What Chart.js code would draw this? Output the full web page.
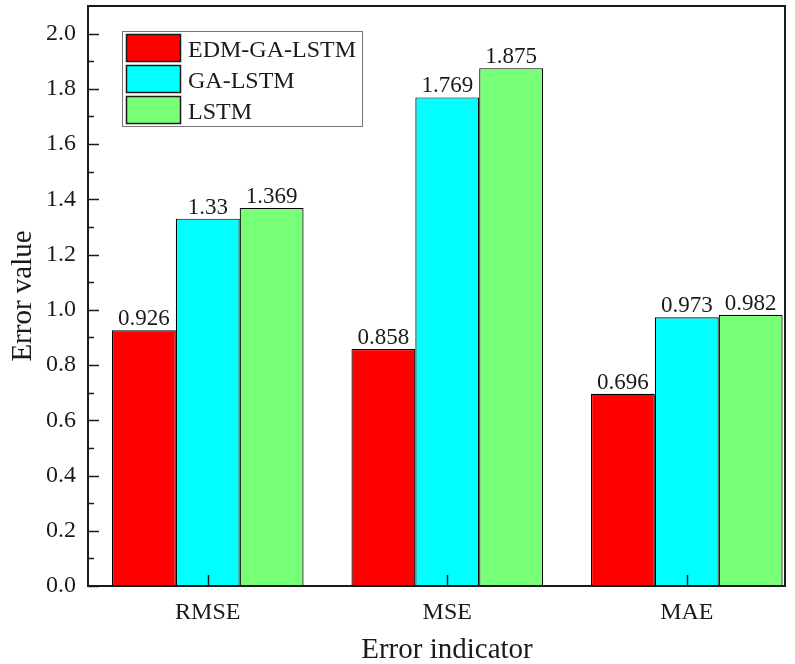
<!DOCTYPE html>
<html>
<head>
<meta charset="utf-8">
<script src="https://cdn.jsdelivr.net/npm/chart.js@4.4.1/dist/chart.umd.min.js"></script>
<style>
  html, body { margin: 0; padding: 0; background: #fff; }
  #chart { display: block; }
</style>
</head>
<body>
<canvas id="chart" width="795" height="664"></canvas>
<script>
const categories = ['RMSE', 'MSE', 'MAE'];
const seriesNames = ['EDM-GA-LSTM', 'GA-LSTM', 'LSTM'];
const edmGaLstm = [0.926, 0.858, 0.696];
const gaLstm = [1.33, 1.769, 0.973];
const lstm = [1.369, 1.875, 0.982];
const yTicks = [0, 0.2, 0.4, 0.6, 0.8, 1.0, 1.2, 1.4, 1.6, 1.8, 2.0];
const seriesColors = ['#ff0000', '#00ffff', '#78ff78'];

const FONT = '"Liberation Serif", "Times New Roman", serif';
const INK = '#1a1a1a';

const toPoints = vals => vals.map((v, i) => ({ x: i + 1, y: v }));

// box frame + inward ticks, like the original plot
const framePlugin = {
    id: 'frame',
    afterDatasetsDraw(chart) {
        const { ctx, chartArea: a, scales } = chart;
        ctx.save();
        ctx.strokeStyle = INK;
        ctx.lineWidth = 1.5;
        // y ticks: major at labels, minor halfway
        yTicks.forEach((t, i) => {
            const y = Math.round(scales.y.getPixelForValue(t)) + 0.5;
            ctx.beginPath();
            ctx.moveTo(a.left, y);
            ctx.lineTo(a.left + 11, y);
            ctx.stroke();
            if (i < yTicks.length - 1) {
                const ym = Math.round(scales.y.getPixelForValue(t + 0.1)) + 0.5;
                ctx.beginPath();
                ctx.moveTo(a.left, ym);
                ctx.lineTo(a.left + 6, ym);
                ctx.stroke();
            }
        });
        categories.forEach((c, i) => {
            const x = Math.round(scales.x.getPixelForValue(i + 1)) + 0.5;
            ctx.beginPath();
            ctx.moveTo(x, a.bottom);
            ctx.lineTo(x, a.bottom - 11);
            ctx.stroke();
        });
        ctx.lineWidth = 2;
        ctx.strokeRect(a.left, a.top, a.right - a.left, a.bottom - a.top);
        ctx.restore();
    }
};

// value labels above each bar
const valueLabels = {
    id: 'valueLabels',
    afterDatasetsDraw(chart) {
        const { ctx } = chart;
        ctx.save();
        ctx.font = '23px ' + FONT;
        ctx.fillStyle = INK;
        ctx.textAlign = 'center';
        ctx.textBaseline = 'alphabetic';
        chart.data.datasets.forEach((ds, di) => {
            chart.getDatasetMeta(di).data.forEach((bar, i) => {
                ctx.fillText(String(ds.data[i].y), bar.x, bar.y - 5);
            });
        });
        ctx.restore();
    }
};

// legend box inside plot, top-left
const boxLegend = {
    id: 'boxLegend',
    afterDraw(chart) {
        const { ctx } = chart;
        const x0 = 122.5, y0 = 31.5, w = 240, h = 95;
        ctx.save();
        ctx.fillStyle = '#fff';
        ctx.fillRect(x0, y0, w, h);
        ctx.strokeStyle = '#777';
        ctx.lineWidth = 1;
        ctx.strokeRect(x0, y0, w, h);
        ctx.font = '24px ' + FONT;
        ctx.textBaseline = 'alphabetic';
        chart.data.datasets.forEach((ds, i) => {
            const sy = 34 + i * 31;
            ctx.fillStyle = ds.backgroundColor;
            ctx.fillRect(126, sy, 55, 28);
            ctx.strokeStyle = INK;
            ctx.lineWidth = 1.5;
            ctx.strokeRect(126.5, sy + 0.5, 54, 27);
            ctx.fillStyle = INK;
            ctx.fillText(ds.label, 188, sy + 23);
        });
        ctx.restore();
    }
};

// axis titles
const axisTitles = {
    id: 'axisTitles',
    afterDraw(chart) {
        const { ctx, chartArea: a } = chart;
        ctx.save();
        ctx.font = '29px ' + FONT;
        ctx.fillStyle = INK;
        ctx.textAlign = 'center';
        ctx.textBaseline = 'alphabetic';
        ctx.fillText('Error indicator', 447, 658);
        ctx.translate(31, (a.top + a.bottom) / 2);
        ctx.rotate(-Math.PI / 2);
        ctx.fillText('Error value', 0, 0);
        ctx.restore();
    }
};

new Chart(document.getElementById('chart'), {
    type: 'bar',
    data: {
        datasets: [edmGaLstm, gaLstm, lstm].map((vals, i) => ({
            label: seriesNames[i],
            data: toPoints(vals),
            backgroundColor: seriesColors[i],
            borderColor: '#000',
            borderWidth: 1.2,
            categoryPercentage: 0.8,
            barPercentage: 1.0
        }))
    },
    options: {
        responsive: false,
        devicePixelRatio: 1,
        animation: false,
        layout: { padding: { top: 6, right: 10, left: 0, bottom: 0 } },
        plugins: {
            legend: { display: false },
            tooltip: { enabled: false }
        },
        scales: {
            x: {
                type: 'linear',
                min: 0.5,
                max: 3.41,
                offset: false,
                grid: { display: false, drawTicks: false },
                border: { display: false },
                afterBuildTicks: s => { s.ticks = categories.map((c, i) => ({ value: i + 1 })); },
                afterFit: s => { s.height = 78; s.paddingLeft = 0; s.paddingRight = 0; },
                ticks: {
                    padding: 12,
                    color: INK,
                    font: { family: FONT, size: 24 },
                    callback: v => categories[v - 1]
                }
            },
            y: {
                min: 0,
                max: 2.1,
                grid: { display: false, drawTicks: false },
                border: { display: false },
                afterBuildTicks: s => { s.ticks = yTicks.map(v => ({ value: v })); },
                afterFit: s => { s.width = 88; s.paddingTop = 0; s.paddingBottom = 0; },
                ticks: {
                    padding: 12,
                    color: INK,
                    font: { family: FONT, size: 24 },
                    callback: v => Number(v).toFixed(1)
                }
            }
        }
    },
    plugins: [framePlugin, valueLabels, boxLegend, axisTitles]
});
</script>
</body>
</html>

...

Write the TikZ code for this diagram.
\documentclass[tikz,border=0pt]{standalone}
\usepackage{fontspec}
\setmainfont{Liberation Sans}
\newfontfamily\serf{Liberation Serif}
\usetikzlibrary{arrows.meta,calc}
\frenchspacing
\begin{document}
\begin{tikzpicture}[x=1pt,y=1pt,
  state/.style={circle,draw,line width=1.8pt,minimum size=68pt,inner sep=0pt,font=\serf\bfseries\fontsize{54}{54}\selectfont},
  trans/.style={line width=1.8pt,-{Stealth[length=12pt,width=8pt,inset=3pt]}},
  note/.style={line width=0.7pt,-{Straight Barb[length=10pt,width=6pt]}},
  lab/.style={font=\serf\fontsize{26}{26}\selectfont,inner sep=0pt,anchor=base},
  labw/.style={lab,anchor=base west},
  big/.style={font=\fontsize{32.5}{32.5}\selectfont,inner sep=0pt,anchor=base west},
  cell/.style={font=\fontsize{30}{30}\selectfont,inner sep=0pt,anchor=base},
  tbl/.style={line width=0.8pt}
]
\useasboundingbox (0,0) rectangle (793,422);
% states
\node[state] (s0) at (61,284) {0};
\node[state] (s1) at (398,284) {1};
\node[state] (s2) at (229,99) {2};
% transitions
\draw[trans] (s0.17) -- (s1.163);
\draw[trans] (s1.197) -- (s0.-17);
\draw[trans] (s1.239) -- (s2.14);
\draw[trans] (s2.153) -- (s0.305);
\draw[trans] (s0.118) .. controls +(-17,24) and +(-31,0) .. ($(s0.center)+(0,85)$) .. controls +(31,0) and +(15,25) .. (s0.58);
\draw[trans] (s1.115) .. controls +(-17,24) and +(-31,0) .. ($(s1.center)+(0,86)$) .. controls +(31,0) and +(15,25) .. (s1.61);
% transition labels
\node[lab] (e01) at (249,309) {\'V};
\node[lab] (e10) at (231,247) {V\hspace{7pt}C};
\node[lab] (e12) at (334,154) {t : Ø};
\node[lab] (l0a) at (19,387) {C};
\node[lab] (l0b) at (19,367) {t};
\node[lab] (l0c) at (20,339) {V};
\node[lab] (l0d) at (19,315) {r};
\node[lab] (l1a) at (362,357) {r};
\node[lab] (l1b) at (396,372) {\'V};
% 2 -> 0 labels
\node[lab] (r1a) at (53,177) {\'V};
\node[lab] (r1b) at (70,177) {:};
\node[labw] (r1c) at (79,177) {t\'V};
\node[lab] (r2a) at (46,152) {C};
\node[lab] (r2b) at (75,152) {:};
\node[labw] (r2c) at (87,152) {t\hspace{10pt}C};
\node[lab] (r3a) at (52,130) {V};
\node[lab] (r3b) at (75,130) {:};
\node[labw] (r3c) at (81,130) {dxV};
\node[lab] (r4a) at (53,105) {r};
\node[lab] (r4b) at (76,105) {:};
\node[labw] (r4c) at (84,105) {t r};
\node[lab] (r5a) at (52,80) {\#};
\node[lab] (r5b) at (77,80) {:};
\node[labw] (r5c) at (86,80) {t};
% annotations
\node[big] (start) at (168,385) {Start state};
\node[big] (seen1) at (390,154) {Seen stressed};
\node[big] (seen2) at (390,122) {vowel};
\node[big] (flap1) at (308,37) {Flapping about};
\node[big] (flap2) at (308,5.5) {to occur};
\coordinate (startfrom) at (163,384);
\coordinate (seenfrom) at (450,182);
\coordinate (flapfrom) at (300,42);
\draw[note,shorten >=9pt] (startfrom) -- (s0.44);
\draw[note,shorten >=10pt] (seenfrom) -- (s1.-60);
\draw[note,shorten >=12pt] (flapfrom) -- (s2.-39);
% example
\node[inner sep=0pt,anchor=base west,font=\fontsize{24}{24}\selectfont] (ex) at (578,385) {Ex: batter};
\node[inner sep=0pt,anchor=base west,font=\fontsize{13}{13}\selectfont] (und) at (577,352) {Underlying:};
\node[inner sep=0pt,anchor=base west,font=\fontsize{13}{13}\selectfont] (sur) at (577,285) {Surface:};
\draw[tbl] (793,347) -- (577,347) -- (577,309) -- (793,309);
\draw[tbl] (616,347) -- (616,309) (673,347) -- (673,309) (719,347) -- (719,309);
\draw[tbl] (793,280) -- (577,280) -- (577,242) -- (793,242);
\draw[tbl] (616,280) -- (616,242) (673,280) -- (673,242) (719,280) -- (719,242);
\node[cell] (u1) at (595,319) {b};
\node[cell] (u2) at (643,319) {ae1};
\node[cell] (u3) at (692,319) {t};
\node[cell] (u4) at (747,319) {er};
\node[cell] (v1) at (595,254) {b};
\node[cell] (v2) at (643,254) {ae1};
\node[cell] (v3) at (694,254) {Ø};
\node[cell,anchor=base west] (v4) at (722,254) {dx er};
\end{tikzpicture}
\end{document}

▶ **OBJECTIVE**: Reproduce, word for word, only the lines in the records above from the line with "What Chart.js code" through the line with "const toPoints = vals", including both ends; omit the pictures.

▶ **ANSWER**:
What Chart.js code would draw this? Output the full web page.
<!DOCTYPE html>
<html>
<head>
<meta charset="utf-8">
<script src="https://cdn.jsdelivr.net/npm/chart.js@4.4.1/dist/chart.umd.min.js"></script>
<style>
  html, body { margin: 0; padding: 0; background: #fff; }
  #chart { display: block; }
</style>
</head>
<body>
<canvas id="chart" width="795" height="664"></canvas>
<script>
const categories = ['RMSE', 'MSE', 'MAE'];
const seriesNames = ['EDM-GA-LSTM', 'GA-LSTM', 'LSTM'];
const edmGaLstm = [0.926, 0.858, 0.696];
const gaLstm = [1.33, 1.769, 0.973];
const lstm = [1.369, 1.875, 0.982];
const yTicks = [0, 0.2, 0.4, 0.6, 0.8, 1.0, 1.2, 1.4, 1.6, 1.8, 2.0];
const seriesColors = ['#ff0000', '#00ffff', '#78ff78'];

const FONT = '"Liberation Serif", "Times New Roman", serif';
const INK = '#1a1a1a';

const toPoints = vals => vals.map((v, i) => ({ x: i + 1, y: v }));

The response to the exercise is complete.